When the player has a target in their sights, they attach their tether points. Now the 3D Manoeuvre Gear is centred on the enemy, and the player can jet from side to side, rotating around their foe as they select a target. Once in position above a weak point, they can jet in and slice away. Gigantic limbs flop to the ground in sprays of blood; enormous bodies thud to the ground with the dignified weight of felled trees.

Once you’ve slowed the Titan down it’s in for the kill zone on the neck – but it’s not just a matter of hacking away. If you mistime your attack you’ll bounce off the Titan’s hardened body, or it may brush your tethers away. If you attack when the Titan is close to an obstacle you may not have room to swing back into the air and will be vulnerable to counter-attack.

Worst of all, if you really faff things up, the Titan will simply grab you. Both times this happened during the live demonstration the player cut their way free. A more disastrous fate awaits less adept players. It’s all action; you won’t see any Shadow of the Colossus-style puzzle-solving here.

“It’s not so much a puzzle as a direct attack,” Koinuma confirmed. “Take off their body parts and try to get to the back of the neck.”

Watch on YouTube

During the demo we saw the player progress through tutorial targets to single Titans to small groups; the giants move slowly, and other characters were battling as well, so it never seemed super dangerous. Most of the Titans were pretty cookie-cutter, although the last one we saw was clearly a different style of beast and proved harder to take down; where some Titans were vulnerable to a neck slice immediately, others seemed to require near total dismemberment. Koinuma told me there are lots of different kinds of Titans, and boss battles.

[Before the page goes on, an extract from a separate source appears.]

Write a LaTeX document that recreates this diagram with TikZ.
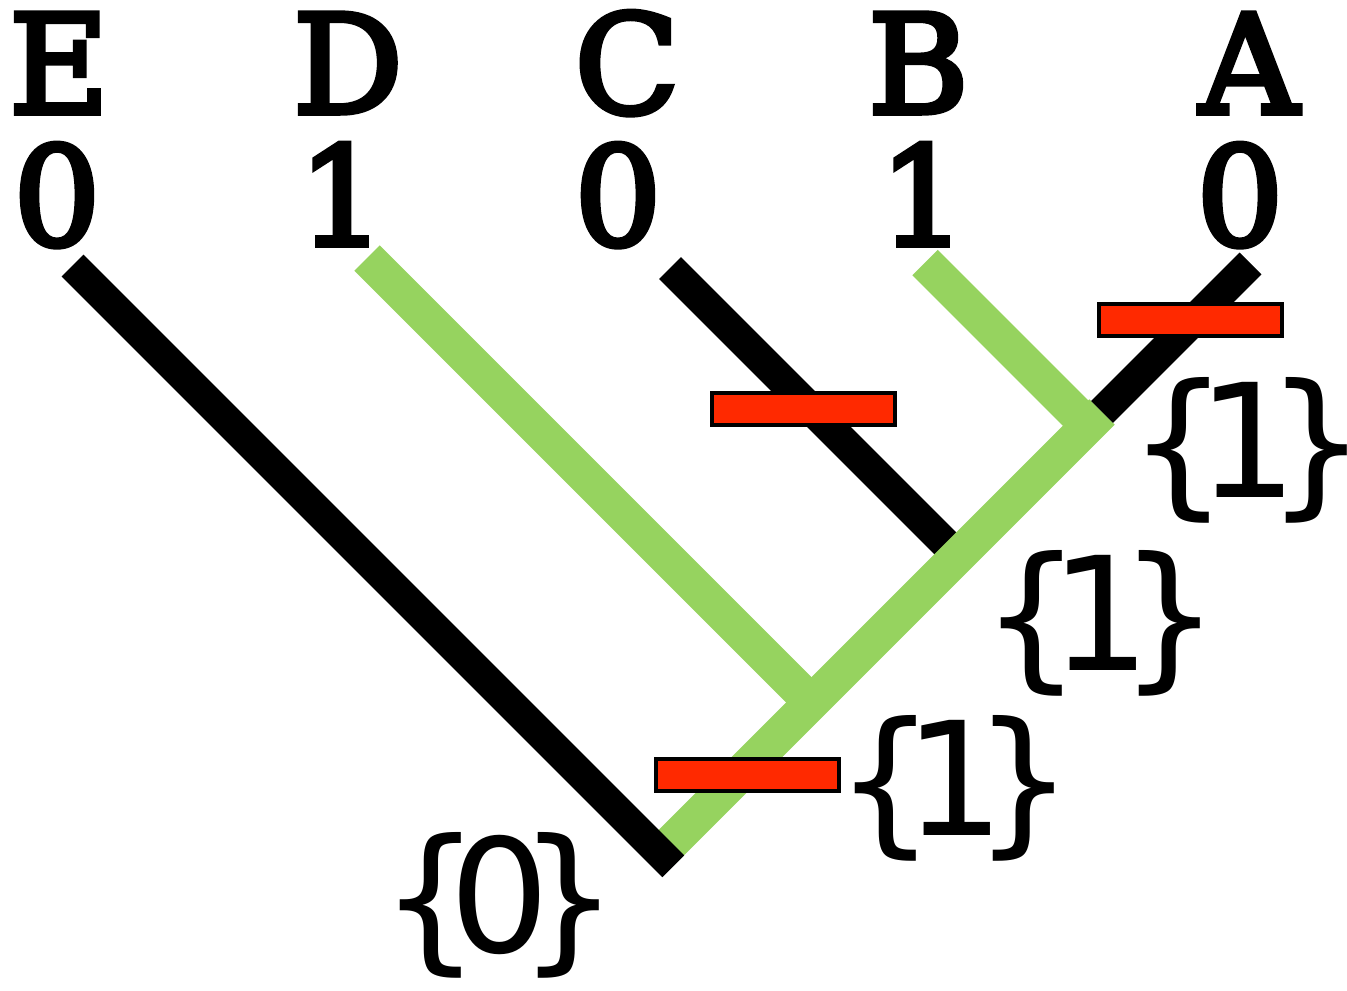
\documentclass[tikz,border=0pt]{standalone}
\usepackage{fontspec}
\newfontfamily\tipfont[FakeBold=4]{DejaVu Serif}
\newfontfamily\labfont{DejaVu Sans}
\definecolor{treegreen}{RGB}{150,211,95}
\definecolor{barred}{RGB}{255,41,0}
\tikzset{
  blackbranch/.style={line width=15.5pt, draw=black, line cap=butt},
  greenbranch/.style={line width=18pt, draw=treegreen, line cap=butt},
  changebar/.style={rectangle, draw=black, line width=2pt, fill=barred,
    minimum width=91.5pt, minimum height=16pt, inner sep=0pt},
  taxon/.style={font=\tipfont\fontsize{68.5}{68.5}\selectfont, anchor=base, inner sep=0pt},
  setlabel/.style={font=\labfont\fontsize{79}{79}\selectfont, anchor=base, inner sep=0pt}
}
\newcommand{\brset}[1]{\kern-0.12em\{\kern-0.2em #1\kern-0.2em\}\kern-0.12em}
\begin{document}
\begin{tikzpicture}[x=0.5pt,y=-0.5pt]
\useasboundingbox (0,0) rectangle (1347,990);
% tips and junctions
\coordinate (Etop) at (72.5,265.5);
\coordinate (Eroot) at (673.25,866.25);
\coordinate (root) at (660.5,853.5);
\coordinate (S) at (1102,412);
\coordinate (Atop) at (1250.5,263.5);
\coordinate (Btop) at (925,262.5);
\coordinate (JB) at (1088.25,425.75);
\coordinate (Dtop) at (367,258);
\coordinate (JD) at (811.5,702.5);
\coordinate (Ctop) at (670,268);
\coordinate (JC) at (958,556);
% branches
\draw[blackbranch] (Ctop) -- (JC);
\draw[greenbranch] (root) -- (S);
\draw[greenbranch] (Btop) -- (JB);
\draw[greenbranch] (Dtop) -- (JD);
\draw[blackbranch] (Etop) -- (Eroot);
\draw[blackbranch] (S) -- (Atop);
% change bars
\node[changebar] (barA) at (1190.5,320) {};
\node[changebar] (barC) at (803.5,408.5) {};
\node[changebar] (barR) at (747,774.5) {};
% taxa
\node[taxon] (tE) at (59,113) {E};
\node[taxon] (tD) at (348,113) {D};
\node[taxon] (tC) at (627,113) {C};
\node[taxon] (tB) at (918.5,113) {B};
\node[taxon] (tA) at (1249,113) {A};
% states
\node[taxon] (sE) at (57,245) {0};
\node[taxon] (sD) at (342,245) {1};
\node[taxon] (sC) at (618,245) {0};
\node[taxon] (sB) at (923,245) {1};
\node[taxon] (sA) at (1240,245) {0};
% reconstructed sets
\node[setlabel] (l1) at (1248,497) {\brset{1}};
\node[setlabel] (l2) at (1101,670) {\brset{1}};
\node[setlabel] (l3) at (955,835) {\brset{1}};
\node[setlabel] (l0) at (500,952) {\brset{0}};
\end{tikzpicture}
\end{document}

“It won’t be all the same-looking, same-sized Titan. There are different variations in size. Some are smarter. Some have no intelligence,” Koinuma said.

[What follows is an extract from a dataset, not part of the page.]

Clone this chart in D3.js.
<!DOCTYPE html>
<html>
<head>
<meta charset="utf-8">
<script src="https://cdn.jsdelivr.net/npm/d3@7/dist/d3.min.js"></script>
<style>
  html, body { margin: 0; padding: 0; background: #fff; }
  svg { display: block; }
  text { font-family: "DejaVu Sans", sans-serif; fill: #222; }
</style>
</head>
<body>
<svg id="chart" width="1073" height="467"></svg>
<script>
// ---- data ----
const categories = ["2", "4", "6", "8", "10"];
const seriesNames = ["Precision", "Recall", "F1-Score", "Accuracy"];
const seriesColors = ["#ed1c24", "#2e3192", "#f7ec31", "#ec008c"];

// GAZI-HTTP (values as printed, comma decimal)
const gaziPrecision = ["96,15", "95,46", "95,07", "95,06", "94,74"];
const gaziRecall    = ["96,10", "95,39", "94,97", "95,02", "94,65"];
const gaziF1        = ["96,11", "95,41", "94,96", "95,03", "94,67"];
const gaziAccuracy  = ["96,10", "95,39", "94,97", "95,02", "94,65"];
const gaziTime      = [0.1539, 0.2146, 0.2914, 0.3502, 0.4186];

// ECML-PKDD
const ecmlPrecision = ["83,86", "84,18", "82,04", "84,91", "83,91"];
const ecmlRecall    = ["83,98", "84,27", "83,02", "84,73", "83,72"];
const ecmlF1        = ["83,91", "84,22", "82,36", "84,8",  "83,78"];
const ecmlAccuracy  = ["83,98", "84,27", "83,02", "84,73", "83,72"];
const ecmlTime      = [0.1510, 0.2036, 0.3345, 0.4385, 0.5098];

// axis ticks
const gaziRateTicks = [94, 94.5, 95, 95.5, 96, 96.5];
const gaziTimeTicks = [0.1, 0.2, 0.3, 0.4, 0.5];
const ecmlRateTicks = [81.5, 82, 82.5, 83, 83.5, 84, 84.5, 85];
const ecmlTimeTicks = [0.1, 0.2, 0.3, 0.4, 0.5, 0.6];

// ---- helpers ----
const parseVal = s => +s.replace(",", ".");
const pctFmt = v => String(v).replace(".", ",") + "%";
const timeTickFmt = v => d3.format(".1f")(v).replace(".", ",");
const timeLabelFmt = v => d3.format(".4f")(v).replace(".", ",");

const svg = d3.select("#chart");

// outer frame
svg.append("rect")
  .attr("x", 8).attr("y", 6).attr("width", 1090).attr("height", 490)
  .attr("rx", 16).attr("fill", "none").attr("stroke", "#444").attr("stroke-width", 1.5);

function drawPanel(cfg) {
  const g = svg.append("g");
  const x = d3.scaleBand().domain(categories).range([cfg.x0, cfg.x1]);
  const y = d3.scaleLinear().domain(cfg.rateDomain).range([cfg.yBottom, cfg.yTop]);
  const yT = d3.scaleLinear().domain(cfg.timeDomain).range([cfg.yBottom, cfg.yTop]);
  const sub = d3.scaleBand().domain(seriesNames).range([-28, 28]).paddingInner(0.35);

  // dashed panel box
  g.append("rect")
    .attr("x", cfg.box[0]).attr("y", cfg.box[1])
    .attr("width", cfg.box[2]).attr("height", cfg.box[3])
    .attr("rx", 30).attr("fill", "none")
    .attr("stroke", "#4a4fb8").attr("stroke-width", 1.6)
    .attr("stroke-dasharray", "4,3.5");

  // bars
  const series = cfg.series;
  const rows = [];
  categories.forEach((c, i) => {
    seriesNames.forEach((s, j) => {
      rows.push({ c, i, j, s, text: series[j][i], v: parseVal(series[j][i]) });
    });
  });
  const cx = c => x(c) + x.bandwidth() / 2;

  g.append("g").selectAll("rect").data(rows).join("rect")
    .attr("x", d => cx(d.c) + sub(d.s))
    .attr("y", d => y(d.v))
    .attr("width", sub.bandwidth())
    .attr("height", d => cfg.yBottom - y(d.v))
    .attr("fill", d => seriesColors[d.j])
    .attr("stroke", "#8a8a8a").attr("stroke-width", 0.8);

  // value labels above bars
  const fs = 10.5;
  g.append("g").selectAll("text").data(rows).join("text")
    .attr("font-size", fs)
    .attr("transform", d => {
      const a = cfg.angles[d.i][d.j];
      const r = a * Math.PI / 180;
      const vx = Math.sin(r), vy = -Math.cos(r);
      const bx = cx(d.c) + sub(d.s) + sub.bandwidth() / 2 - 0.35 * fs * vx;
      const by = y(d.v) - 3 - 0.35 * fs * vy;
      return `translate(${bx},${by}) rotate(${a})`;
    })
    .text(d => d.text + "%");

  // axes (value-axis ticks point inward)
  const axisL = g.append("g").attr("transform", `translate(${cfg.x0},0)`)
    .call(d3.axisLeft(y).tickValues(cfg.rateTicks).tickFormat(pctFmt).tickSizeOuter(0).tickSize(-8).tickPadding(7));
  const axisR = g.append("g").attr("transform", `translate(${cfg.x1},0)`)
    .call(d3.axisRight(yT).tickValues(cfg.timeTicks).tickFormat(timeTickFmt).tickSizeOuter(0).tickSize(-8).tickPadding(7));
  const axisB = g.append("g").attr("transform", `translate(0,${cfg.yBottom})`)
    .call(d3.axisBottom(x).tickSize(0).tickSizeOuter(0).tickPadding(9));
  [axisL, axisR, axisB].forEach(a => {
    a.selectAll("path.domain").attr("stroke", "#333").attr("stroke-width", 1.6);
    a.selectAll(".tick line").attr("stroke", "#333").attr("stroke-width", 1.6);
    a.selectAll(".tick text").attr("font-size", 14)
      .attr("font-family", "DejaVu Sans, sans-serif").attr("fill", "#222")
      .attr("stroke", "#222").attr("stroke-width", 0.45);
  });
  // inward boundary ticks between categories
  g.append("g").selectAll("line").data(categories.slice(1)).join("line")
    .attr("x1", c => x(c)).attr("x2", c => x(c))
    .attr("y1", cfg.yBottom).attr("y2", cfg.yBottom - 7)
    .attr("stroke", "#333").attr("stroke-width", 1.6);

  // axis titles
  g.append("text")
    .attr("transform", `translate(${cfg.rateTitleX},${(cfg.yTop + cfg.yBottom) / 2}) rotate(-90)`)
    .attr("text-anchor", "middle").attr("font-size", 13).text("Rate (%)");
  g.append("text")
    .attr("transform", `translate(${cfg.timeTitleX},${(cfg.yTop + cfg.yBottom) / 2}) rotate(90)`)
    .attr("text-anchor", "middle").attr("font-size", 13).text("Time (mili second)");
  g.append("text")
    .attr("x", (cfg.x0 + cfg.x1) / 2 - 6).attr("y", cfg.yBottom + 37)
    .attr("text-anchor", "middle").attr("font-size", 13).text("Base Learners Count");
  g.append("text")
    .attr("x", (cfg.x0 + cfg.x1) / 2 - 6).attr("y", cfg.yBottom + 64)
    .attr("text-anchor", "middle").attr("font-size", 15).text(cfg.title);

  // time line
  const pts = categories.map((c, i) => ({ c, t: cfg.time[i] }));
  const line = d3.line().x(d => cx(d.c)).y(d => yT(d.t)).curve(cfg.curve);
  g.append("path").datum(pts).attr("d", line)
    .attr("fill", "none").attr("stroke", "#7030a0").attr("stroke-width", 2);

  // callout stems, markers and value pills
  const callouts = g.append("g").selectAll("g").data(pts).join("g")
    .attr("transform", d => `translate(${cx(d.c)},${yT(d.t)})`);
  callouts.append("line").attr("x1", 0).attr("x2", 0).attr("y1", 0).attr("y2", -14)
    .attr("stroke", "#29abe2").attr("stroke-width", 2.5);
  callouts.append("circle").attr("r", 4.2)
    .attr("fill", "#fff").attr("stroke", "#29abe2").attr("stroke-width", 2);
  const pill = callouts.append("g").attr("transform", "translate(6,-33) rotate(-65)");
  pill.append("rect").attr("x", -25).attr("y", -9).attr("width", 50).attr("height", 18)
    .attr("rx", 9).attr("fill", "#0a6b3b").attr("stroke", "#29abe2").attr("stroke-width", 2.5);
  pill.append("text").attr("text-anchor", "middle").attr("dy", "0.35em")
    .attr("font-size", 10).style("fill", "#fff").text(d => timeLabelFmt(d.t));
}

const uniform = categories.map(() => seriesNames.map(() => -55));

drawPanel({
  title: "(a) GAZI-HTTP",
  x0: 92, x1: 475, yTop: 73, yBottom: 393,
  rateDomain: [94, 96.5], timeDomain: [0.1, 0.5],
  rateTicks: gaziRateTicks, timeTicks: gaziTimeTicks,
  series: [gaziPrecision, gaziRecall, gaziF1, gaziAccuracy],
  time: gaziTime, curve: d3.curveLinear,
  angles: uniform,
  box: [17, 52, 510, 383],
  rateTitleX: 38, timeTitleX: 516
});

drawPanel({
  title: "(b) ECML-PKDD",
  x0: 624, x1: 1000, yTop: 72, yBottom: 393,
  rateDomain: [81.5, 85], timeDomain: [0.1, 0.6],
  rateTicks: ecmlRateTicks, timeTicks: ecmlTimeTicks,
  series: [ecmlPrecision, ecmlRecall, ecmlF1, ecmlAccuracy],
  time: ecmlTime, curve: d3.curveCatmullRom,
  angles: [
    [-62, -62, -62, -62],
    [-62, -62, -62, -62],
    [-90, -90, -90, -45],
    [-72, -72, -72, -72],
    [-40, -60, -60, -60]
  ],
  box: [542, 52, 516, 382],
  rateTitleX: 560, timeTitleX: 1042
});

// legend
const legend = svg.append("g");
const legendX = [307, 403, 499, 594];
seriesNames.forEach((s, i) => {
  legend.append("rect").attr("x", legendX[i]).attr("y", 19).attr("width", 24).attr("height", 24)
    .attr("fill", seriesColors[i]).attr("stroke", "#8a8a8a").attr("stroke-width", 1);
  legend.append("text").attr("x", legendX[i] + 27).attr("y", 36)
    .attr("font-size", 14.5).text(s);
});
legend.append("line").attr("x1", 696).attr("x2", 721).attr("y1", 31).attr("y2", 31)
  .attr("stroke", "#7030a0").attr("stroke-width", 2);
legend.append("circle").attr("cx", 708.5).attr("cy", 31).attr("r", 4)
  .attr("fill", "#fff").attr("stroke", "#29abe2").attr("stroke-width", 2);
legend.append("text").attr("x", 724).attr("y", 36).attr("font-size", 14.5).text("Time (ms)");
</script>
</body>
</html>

“It varies. That’ll also affect how you fight against them and how they move throughout the field.

“There’s so much variation in how the Titans look that it was pretty interesting, kind of fun to work on, making all the different ones.”

To be honest, I’m not super sold on this one. The combat looked kind of fun, and for all I know there’s a great deal of skill involved, but the battle we saw seemed hugely repetitive. Find Titan, kill Titan, rinse, repeat – presumably interspersed with cutscene events, as Koinuma said the game will follow the plot of the first season of the anime.

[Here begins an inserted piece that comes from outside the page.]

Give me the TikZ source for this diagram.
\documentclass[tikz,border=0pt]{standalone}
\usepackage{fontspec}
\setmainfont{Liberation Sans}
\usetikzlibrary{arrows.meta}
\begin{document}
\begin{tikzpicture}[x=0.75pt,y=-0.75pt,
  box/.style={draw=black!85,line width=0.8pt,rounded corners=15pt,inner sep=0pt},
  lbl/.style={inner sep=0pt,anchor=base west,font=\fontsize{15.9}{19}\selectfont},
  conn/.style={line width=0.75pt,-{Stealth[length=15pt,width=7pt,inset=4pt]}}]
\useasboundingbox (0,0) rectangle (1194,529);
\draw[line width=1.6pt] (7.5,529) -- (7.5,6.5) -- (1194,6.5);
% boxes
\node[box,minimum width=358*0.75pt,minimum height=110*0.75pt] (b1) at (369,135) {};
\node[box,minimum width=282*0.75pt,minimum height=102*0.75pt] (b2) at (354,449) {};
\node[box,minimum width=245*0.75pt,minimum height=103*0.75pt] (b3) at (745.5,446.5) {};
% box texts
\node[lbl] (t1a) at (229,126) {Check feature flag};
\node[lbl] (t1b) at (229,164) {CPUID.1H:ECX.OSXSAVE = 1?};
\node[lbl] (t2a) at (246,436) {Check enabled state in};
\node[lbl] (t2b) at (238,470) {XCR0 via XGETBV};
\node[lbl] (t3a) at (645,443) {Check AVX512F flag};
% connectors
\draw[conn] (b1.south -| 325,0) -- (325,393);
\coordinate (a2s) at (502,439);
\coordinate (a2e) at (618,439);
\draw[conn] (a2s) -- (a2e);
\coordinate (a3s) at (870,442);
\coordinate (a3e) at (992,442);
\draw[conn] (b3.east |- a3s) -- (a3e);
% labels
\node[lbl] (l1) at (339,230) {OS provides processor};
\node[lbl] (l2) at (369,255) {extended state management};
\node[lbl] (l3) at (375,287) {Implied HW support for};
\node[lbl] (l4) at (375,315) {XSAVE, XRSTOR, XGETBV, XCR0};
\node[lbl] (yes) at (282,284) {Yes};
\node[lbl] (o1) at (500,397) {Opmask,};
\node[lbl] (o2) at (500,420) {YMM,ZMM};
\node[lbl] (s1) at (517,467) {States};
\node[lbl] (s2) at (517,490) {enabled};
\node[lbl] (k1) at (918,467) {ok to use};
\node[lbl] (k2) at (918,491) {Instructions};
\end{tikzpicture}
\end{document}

This probably isn’t a fair call to make at this stage as Koei Tecmo is being pretty coy with information. A flurry of questions fired at Koinuma – can you be a Titan, can you ride a horse – were met with polite deflections to future reveals.

So, you know: wait and see. We can probably expect to learn more when we have a date for season two of the anime.

Attack on Titan will release in the west in 2016.